The Jewish people in Jesus’ time lived under the auspices of the Herodian family. First under Herod the Great, and later under his sons, there was always a court surrounding the prince or king. This court directed official life; even in the times of Roman domination, the princely courts played their role, although they were only pale reflections of their former magnificence.
Kings and princes often had a good number of wives, such as Herod the Great, who had ten. Along with these wives, they also had a large harem of concubines. The entire family of the king or prince also lived in the palace, and all the monarch’s friends and relatives, however distant, were frequently invited to the palace.
These royal palaces were served by a vast troop of guards, doormen, servants, chamber attendants, ministers, chancellors, bodyguards, company, musicians and much more. This entourage, obviously, did not all live in the same league as the leaders, but they did enjoy an enviable social position.
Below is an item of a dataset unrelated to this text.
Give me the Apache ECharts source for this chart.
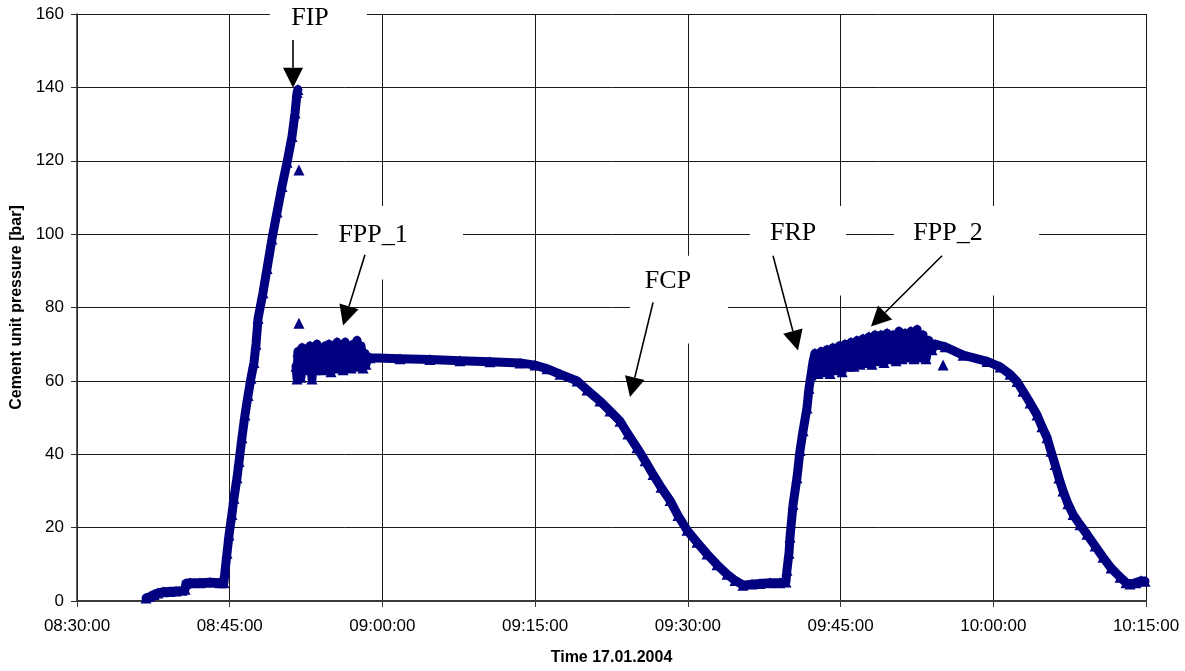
<!DOCTYPE html>
<html><head><meta charset="utf-8">
<script src="https://cdn.jsdelivr.net/npm/echarts@6/dist/echarts.min.js"></script>
<style>html,body{margin:0;padding:0;background:#fff}#c{width:1185px;height:671px}</style>
</head><body><div id="c"></div>
<script>
// ---- data (time HH:MM:SS, pressure bar) ----
const xMin = "08:30:00", xMax = "10:15:00";
const yTicks = [0, 20, 40, 60, 80, 100, 120, 140, 160];
const rampUp = [["08:36:47",0.8],["08:37:10",1.2],["08:37:34",1.8],["08:37:57",2.2],["08:38:27",2.5],["08:39:08",2.6],["08:39:44",2.7],["08:40:19",2.9],["08:40:37",3.2],["08:40:42",4.8],["08:41:06",5.0],["08:42:05",5.0],["08:43:04",5.1],["08:44:03",5.0],["08:44:26",5.0],["08:44:32",8],["08:44:44",13],["08:44:56",18],["08:45:13",23.6],["08:45:25",28],["08:45:43",33.6],["08:45:55",38],["08:46:12",44.5],["08:46:30",50.7],["08:46:48",56],["08:47:05",60.7],["08:47:23",65],["08:47:35",70],["08:47:47",77],["08:48:16",84],["08:48:40",90.6],["08:49:09",98.7],["08:49:39",106],["08:50:08",113],["08:50:38",119.6],["08:51:07",126.6],["08:51:25",133],["08:51:37",138.6],["08:51:42",139.4]];
const spikes = [["08:51:48",117.5],["08:51:48",75.7],["09:55:04",64.3]];
const pumping1 = [["08:51:31",64],["08:51:37",60.5],["08:51:42",68],["08:51:48",63],["08:51:54",67],["08:52:00",61],["08:52:06",69],["08:52:18",63],["08:52:30",68.5],["08:52:41",64],["08:52:53",69.5],["08:53:05",60.5],["08:53:11",66],["08:53:23",63],["08:53:34",70],["08:53:46",63.5],["08:53:58",68],["08:54:10",63],["08:54:22",69.5],["08:54:33",64],["08:54:45",70],["08:54:57",62.5],["08:55:09",68],["08:55:21",63.5],["08:55:32",70.5],["08:55:44",64],["08:55:56",69],["08:56:08",63],["08:56:20",70.5],["08:56:31",64.5],["08:56:43",69],["08:56:55",63.5],["08:57:07",70],["08:57:18",64],["08:57:30",71],["08:57:42",65],["08:57:54",69.5],["08:58:06",63.5],["08:58:17",67.5],["08:58:23",64.5],["08:58:35",66.5]];
const displacement = [["08:58:47",66.3],["09:01:44",66.0],["09:04:40",65.8],["09:07:37",65.5],["09:10:34",65.2],["09:13:31",64.9],["09:14:59",64.3],["09:16:10",63.3],["09:17:27",61.8],["09:19:07",60.0],["09:20:06",57.5],["09:21:22",54.5],["09:22:21",51.8],["09:23:20",49.0],["09:24:07",45.5],["09:25:00",41.8],["09:25:48",38.2],["09:26:35",34.5],["09:27:22",31.0],["09:28:15",27.4],["09:29:02",23.3],["09:29:55",19.3],["09:30:54",16.0],["09:31:53",12.8],["09:32:52",9.9],["09:33:51",7.3],["09:34:38",5.6],["09:35:25",4.3],["09:36:18",4.6],["09:37:05",4.8],["09:38:04",5.0],["09:39:03",5.0],["09:39:38",5.2]];
const rampUp2 = [["09:39:44",8.4],["09:39:56",13],["09:40:02",17.4],["09:40:20",26.3],["09:40:43",33.6],["09:41:01",41],["09:41:19",46.4],["09:41:42",52.6],["09:41:54",58],["09:42:06",61.6],["09:42:18",65.3]];
const pumping2 = [["09:42:29",67.5],["09:42:47",62],["09:43:05",68],["09:43:22",62.5],["09:43:40",68.5],["09:43:58",62],["09:44:15",69],["09:44:33",63],["09:44:51",69.5],["09:45:09",62.5],["09:45:26",70],["09:45:44",64],["09:46:02",70.5],["09:46:19",64],["09:46:37",71],["09:46:55",64.5],["09:47:12",71.5],["09:47:30",65],["09:47:48",72],["09:48:05",64.5],["09:48:23",72.5],["09:48:41",65.5],["09:48:58",72.5],["09:49:16",65],["09:49:34",73],["09:49:51",66],["09:50:09",72.5],["09:50:27",65.5],["09:50:44",73.5],["09:51:02",66],["09:51:20",73],["09:51:37",66.5],["09:51:55",73.5],["09:52:13",66],["09:52:31",74],["09:52:48",66.5],["09:53:06",72.5],["09:53:24",66],["09:53:41",71],["09:53:59",68.5],["09:54:17",70]];
const bleedOff = [["09:55:16",69.3],["09:57:02",67.0],["09:59:23",65.3],["10:00:40",63.8],["10:01:39",61.8],["10:02:20",59.8],["10:02:55",57.2],["10:03:37",54.0],["10:04:18",50.7],["10:04:47",47.5],["10:05:17",44.5],["10:05:40",40.8],["10:06:04",37.2],["10:06:27",33.5],["10:06:51",30.0],["10:07:20",26.5],["10:07:50",23.6],["10:08:31",20.8],["10:09:12",18.2],["10:10:00",15.0],["10:10:47",11.9],["10:11:34",9.0],["10:12:27",6.5],["10:13:02",5.0],["10:13:26",4.6],["10:14:01",5.0],["10:14:31",5.5],["10:14:54",5.4]];
// annotations: label text, text anchor, white box corners, arrow start and tip (data coords)
const noteLabels = ["FIP","FPP_1","FCP","FRP","FPP_2"];
const noteText = [["08:52:53",158.9],["08:59:05",99.8],["09:28:03",87.1],["09:40:20",100.3],["09:55:33",100.3]];
const noteBoxFrom = [["08:48:57",163.8],["08:53:40",107.7],["09:24:19",94.1],["09:36:06",107.7],["09:50:15",107.7]];
const noteBoxTo = [["08:58:29",151.6],["09:07:55",87.6],["09:33:57",70.2],["09:45:32",83.3],["10:04:30",83.3]];
const arrowFrom = [["08:51:13",152.9],["08:58:17",94.4],["09:26:35",81.4],["09:38:22",94.1],["09:54:58",94.1]];
const arrowTo = [["08:51:13",139.9],["08:56:08",75.1],["09:24:19",55.6],["09:40:49",68.3],["09:47:59",74.8]];

// ---- helpers ----
function toSec(s){const p=s.split(':').map(Number);return p[0]*3600+p[1]*60+p[2];}
function fmt(v){const h=Math.floor(v/3600),m=Math.floor((v%3600)/60),s=Math.round(v%60);const z=n=>String(n).padStart(2,'0');return z(h)+':'+z(m)+':'+z(s);}
const conv = arr => arr.map(d => [toSec(d[0]), d[1]]);
const NAVY = '#000080';
const lineSeries = data => ({
  type:'line', data: conv(data), symbol:'triangle', symbolSize:11, showSymbol:true, showAllSymbol:true,
  itemStyle:{color:NAVY,opacity:1}, lineStyle:{color:NAVY,width:9,join:'round',cap:'round'}, silent:true, animation:false, z:5
});

const chart = echarts.init(document.getElementById('c'), null, {renderer:'canvas'});
chart.setOption({
  animation:false,
  backgroundColor:'#fff',
  grid:{left:77,right:39,top:14,bottom:67,containLabel:false},
  xAxis:{
    type:'value', min:toSec(xMin), max:toSec(xMax), interval:900,
    axisLine:{show:true,lineStyle:{color:'#3a3a3a',width:2}},
    axisTick:{show:true,inside:false,length:6,lineStyle:{color:'#3a3a3a',width:1}},
    axisLabel:{formatter:fmt,color:'#000',fontFamily:'Liberation Sans',fontSize:17,margin:17},
    splitLine:{show:true,lineStyle:{color:'#1a1a1a',width:1}},
    name:'Time 17.01.2004', nameLocation:'middle', nameGap:49,
    nameTextStyle:{fontFamily:'Liberation Sans',fontWeight:'bold',fontSize:16,color:'#000'}
  },
  yAxis:{
    type:'value', min:yTicks[0], max:yTicks[yTicks.length-1], interval:yTicks[1]-yTicks[0],
    axisLine:{show:true,lineStyle:{color:'#2a2a2a',width:1.5}},
    axisTick:{show:true,inside:false,length:6,lineStyle:{color:'#2a2a2a',width:1}},
    axisLabel:{color:'#000',fontFamily:'Liberation Sans',fontSize:17,margin:13},
    splitLine:{show:true,lineStyle:{color:'#1a1a1a',width:1}},
    name:'Cement unit pressure [bar]', nameLocation:'middle', nameGap:51, nameRotate:90,
    nameTextStyle:{fontFamily:'Liberation Sans',fontWeight:'bold',fontSize:16,color:'#000'}
  },
  series:[
    lineSeries(rampUp),
    lineSeries(pumping1.concat(displacement, rampUp2, pumping2, bleedOff)),
    {type:'scatter', data:conv(spikes), symbol:'triangle', symbolSize:11, itemStyle:{color:NAVY,opacity:1}, silent:true, z:5}
  ]
});

function px(d){return chart.convertToPixel({xAxisIndex:0,yAxisIndex:0},[toSec(d[0]),d[1]]);}
const els = [];
noteLabels.forEach((lab,i)=>{
  const a = px(noteBoxFrom[i]), b = px(noteBoxTo[i]);
  els.push({type:'rect', z:50, shape:{x:Math.min(a[0],b[0]),y:Math.min(a[1],b[1]),width:Math.abs(b[0]-a[0]),height:Math.abs(b[1]-a[1])}, style:{fill:'#fff'}, silent:true});
  const t = px(noteText[i]);
  els.push({type:'text', z:60, x:t[0], y:t[1], style:{text:lab, font:'26px "Liberation Serif"', fill:'#000', align:'center', verticalAlign:'middle', textAlign:'center', textVerticalAlign:'middle'}, silent:true});
  const s = px(arrowFrom[i]), e = px(arrowTo[i]);
  const dx=e[0]-s[0], dy=e[1]-s[1], L=Math.hypot(dx,dy), ux=dx/L, uy=dy/L;
  const hl=20, hw=10;
  const bx=e[0]-ux*hl, by=e[1]-uy*hl;
  els.push({type:'line', z:60, shape:{x1:s[0],y1:s[1],x2:bx,y2:by}, style:{stroke:'#000',lineWidth:1.6}, silent:true});
  els.push({type:'polygon', z:61, shape:{points:[[e[0],e[1]],[bx-uy*hw,by+ux*hw],[bx+uy*hw,by-ux*hw]]}, style:{fill:'#000'}, silent:true});
});
chart.setOption({graphic:{elements:els}});
</script></body></html>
Along with the sovereign’s court there were also other minor courts, which were located in the palace, and had their own retinue and their own particular service.
The monarchs’ tax revenues were impressive. Only in this way could they meet, and sometimes not even in this way, the enormous expenses of their luxuries and extravagance. Herod Antipas received 200 talents in taxes from his territory annually; Philip, 100; Archelaus, and presumably later the procurators, about 500; and Salome, from her territories, 60. In other words, the entire Jewish territory could contribute some 800 to 1000 talents each year. In the time of Herod the Great, this figure could even have been higher, because the cities of Gaza, Gadara and Hippos also belonged to his kingdom, which later passed into the province of Syria. Take as a comparison that a talent of that time was about €300,000 in 2006.
Despite this income, the monarchs were unable to meet their expenses. Herod also possessed an impressive private fortune, and made great wealth by confiscating the property of many nobles. In addition, in 12 BC the Emperor Augustus gave him the copper mines of Soli in Cyprus, which gave him new income. Finally, gifts, or rather bribes, filled more than one hole in the princes’ finances.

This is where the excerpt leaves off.